11th Grade: Guide for Planning your Family Tree Dinner
Your influence lasts three to four generations.
That means you are a spiritual patriarch or matriarch all the way down to your great-great-grandchildren.
That means that what you do today as a parent matters. It also means that you have a responsibility to your teenager to help them understand where they come from.
The story of our family is the story of us. It is what we belong to, and it has a say in who we are. One of the best ways you can help your 11th grader discover their identity is to lead them to discover their family heritage.
Whether the story of your family is a page-turning novel or a comedy sketch or even if it reads like a police report, your teenager needs to hear the good, the bad, and the ugly of your family.
As parents in your home, you also develop the mission statement for your family. Does your teenager know the mission of your family? Do you know it? How does faith fit into that mission? What a great time to write the mission and story of your family and teach it to your 11th grader!
When your 11th grader is given the Family Interview Questions that your student ministry has provided, they will be sent out like a reporter from a newspaper. Their mission consists of learning the heart of their family members and sharing their story with the rest of the family.
Here are some tips to help you plan a wonderful Family Tree Dinner with your family:
Download the “Family Interview Questions” resource and assign your 11th grader the task of contacting and interviewing at least three family members outside of the immediate
family. They will need to write down the answers so they can share them during the Family Tree Dinner.
Prior to the Family Tree Dinner, sit down with your 11th grader and let them share with you what they learned in their family member
interviews. Help them “edit” their interviews so that they can be shared publicly in front of other family members. They may have learned some things that would not be healthy to share in that environment.

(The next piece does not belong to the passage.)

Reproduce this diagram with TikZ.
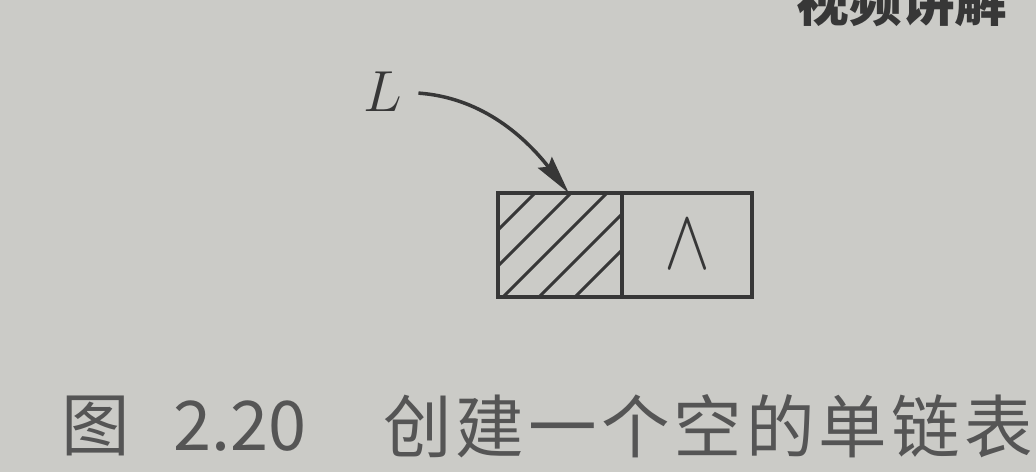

During the time prior to the Family Tree Dinner, when it is just you and your teenager, you can discuss with them any negative things they might have discovered. You also might take advantage of this time to talk to them about “family secrets” or stuff from the past that you have been waiting for them to be old enough to understand before you shared the information with them. That is not fun, but it is a part of them learning the story of their family.

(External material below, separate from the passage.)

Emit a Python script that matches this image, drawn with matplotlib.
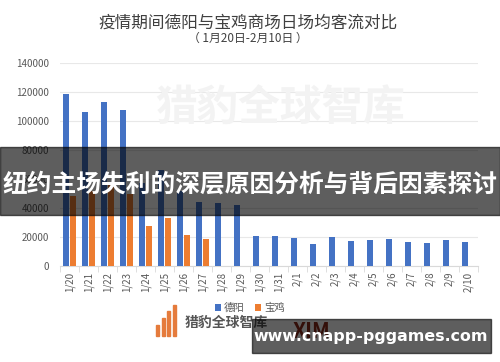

Invite family members to join you for this dinner, where your 11th grader can share what they have learned in the interviews with family members.
If you have family members that live out of town, consider using videoconference technology or, at least, let them listen via speaker phone. Just be sure to give them the opportunity to be a part of the gathering, if they would like.

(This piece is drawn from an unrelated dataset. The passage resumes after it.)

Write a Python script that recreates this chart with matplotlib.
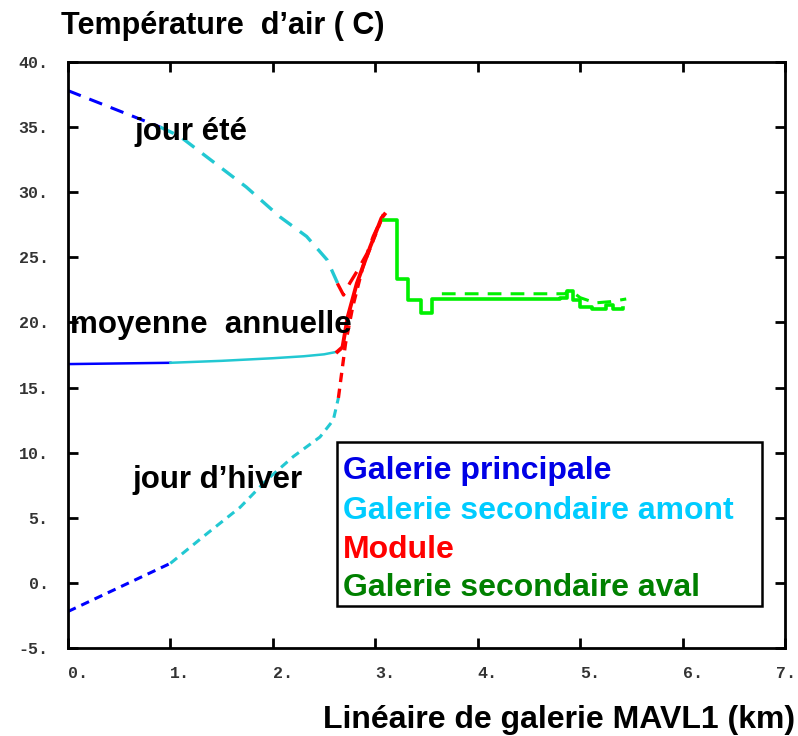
import matplotlib
matplotlib.use("Agg")
import matplotlib.pyplot as plt
import matplotlib.transforms as mtransforms
from matplotlib.patches import Rectangle

BLUE = "#0000ff"
CYAN = "#22c8d2"
RED = "#ff0000"
LIME = "#00f000"

# summer day (dashed)
ete_princ_x = [0.0, 0.9]
ete_princ_y = [37.8, 35.0]
ete_amont_x = [0.9, 1.09, 1.39, 1.74, 2.07, 2.33, 2.53, 2.65]
ete_amont_y = [35.0, 34.3, 32.5, 30.4, 28.1, 26.6, 24.8, 22.7]
ete_module_x = [2.63, 2.69, 2.75, 2.82, 2.92, 2.98, 3.04, 3.08]
ete_module_y = [23.0, 22.1, 23.0, 23.9, 25.3, 26.6, 27.6, 28.3]

# annual mean (solid)
moy_princ_x = [0.0, 1.0]
moy_princ_y = [16.8, 16.9]
moy_amont_x = [1.0, 1.5, 2.0, 2.3, 2.5, 2.63]
moy_amont_y = [16.9, 17.05, 17.25, 17.4, 17.55, 17.75]
moy_module_x = [2.63, 2.68, 2.73, 2.82, 2.95, 3.06, 3.09]
moy_module_y = [17.75, 18.1, 20.4, 23.0, 25.8, 28.0, 28.3]

# winter day (dashed)
hiv_princ_x = [0.0, 1.0]
hiv_princ_y = [-2.2, 1.5]
hiv_amont_x = [1.0, 1.36, 1.68, 1.94, 2.2, 2.46, 2.59, 2.64]
hiv_amont_y = [1.5, 3.8, 5.8, 7.9, 9.7, 11.2, 12.5, 14.2]
hiv_module_x = [2.64, 2.71, 2.78, 2.88, 3.01, 3.08]
hiv_module_y = [14.2, 18.4, 21.2, 24.3, 26.9, 28.3]

# downstream gallery, stepped profile
aval_x = [3.09, 3.21, 3.32, 3.45, 3.55, 3.7, 4.0, 4.4, 4.8, 4.87, 4.93, 5.0, 5.12, 5.25, 5.32, 5.42]
aval_y = [27.9, 23.3, 21.7, 20.7, 21.8, 21.8, 21.8, 21.8, 21.9, 22.4, 21.7, 21.2, 21.0, 21.3, 21.0, 21.1]
aval2_x = [3.65, 4.0, 4.4, 4.85, 4.9, 5.0, 5.15, 5.3, 5.45]
aval2_y = [22.2, 22.2, 22.2, 22.2, 22.5, 21.9, 21.5, 21.6, 21.8]

legend_labels = ["Galerie principale", "Galerie secondaire amont", "Module",
                 "Galerie secondaire aval"]
legend_colors = ["#0000e6", "#00ccff", "#ff0000", "#008000"]

fig = plt.figure(figsize=(7.98, 7.36), dpi=100)
ax = fig.add_axes([0.0852, 0.1196, 0.8985, 0.7962])

long_dash = (0, (4.5, 3))
short_dash = (0, (2.8, 2))

ax.plot(ete_princ_x, ete_princ_y, color=BLUE, lw=2.2, linestyle=long_dash)
ax.plot(ete_amont_x, ete_amont_y, color=CYAN, lw=2.4, linestyle=long_dash)
ax.plot(ete_module_x, ete_module_y, color=RED, lw=2.4, linestyle=long_dash)

ax.plot(moy_princ_x, moy_princ_y, color=BLUE, lw=1.8)
ax.plot(moy_amont_x, moy_amont_y, color=CYAN, lw=1.8)
ax.plot(moy_module_x, moy_module_y, color=RED, lw=2.8)

ax.plot(hiv_princ_x, hiv_princ_y, color=BLUE, lw=2.2, linestyle=short_dash)
ax.plot(hiv_amont_x, hiv_amont_y, color=CYAN, lw=2.2, linestyle=short_dash)
ax.plot(hiv_module_x, hiv_module_y, color=RED, lw=2.4, linestyle=short_dash)

ax.plot(aval_x, aval_y, color=LIME, lw=2.6, drawstyle="steps-post")
ax.plot(aval2_x, aval2_y, color=LIME, lw=2.2, linestyle=long_dash)

ax.set_xlim(0, 7)
ax.set_ylim(-5, 40)
ax.set_xticks(range(0, 8))
ax.set_xticklabels([f"{v}." for v in range(0, 8)], ha="left")
ax.set_yticks(range(-5, 41, 5))
ax.set_yticklabels([f"{v}." for v in range(-5, 41, 5)])
ax.tick_params(direction="in", length=7, width=2, top=True, right=True)
ax.tick_params(axis="x", pad=13)
ax.tick_params(axis="y", pad=14)
for sp in ax.spines.values():
    sp.set_linewidth(2)
for lab in ax.get_xticklabels() + ax.get_yticklabels():
    lab.set_fontfamily("Liberation Mono")
    lab.set_fontweight("bold")
    lab.set_fontsize(12)
    lab.set_color("#333333")
# pull the last x label ("7.") back so it stays inside the figure
last = ax.get_xticklabels()[-1]
shift = mtransforms.ScaledTranslation(-9 / 100, 0, fig.dpi_scale_trans)
last.set_transform(last.get_transform() + shift)

note = dict(fontsize=22.5, fontweight="bold", family="Liberation Sans", va="center")
ax.text(0.65, 34.6, "jour été", **note)
ax.text(0.02, 19.8, "moyenne  annuelle", **note)
ax.text(0.63, 7.9, "jour d\u2019hiver", **note)

# legend drawn as a framed box of coloured labels
ax.add_patch(Rectangle((0.375, 0.072), 0.593, 0.279, transform=ax.transAxes,
                       facecolor="white", edgecolor="black", linewidth=1.8, zorder=5))
legend_y = [0.302, 0.234, 0.167, 0.1025]
for label, c, yy in zip(legend_labels, legend_colors, legend_y):
    ax.text(0.3835, yy, label, color=c, transform=ax.transAxes, fontsize=23,
            fontweight="bold", family="Liberation Sans", va="center", zorder=6)

fig.text(0.076, 0.985, "Température  d\u2019air ( C)", fontsize=22, fontweight="bold",
         family="Liberation Sans", va="top", ha="left")
fig.text(0.997, 0.002, "Linéaire de galerie MAVL1 (km)", fontsize=23, fontweight="bold",
         family="Liberation Sans", va="bottom", ha="right")

fig.savefig("out.png", dpi=100, facecolor="white")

Another idea for out-of-town family members is to record the event with a video camera and send a copy of it to them.
Finally, invite out-of-town family members to write a note that can be read at the dinner, so that they can participate in sharing with your teenager the story of their family tree.
You can begin the Family Tree Dinner by giving your very own “State of the Family Address,” where you remind your family of who they are and what their mission is. If you aren’t comfortable speaking in front of people, just write it down and then read it out loud.
Another element to the evening is to let your 11th grader share the results of their family interviews.
Please work with your teenager to ensure that what they share at the Family Tree Dinner is positive and that they avoid sharing embarrassing information that they have learned.
After your teenager shares what they learned in the interviews, you can open the floor to other family members to share their own memories, encourage your 11th grader, or simply share their heart. This has the potential to be a
powerful moment in the life of your family and in the life of your 11th grader.
Take time to present to your 11th grader a family heirloom.
This may be something significant that was passed down to you from your ancestors. However, if you do not have a family heirloom that was given to you, then you have a great opportunity to start this tradition in your family.
If you are looking for ideas for a family heirloom to pass down, it might help to answer these questions: What do I own that has special meaning to me? What can I give that is durable enough to last for many years? What would be a great symbol for the mission of our family? What symbol can I give that would demonstrate my family’s emphasis on faith? What budget do I have for a family heirloom?
You might want to go to your older family members and ask them for ideas concerning the family heirloom. They might surprise you with something that you didn’t even know existed.
Consider closing the Family Tree Dinner with a prayer time.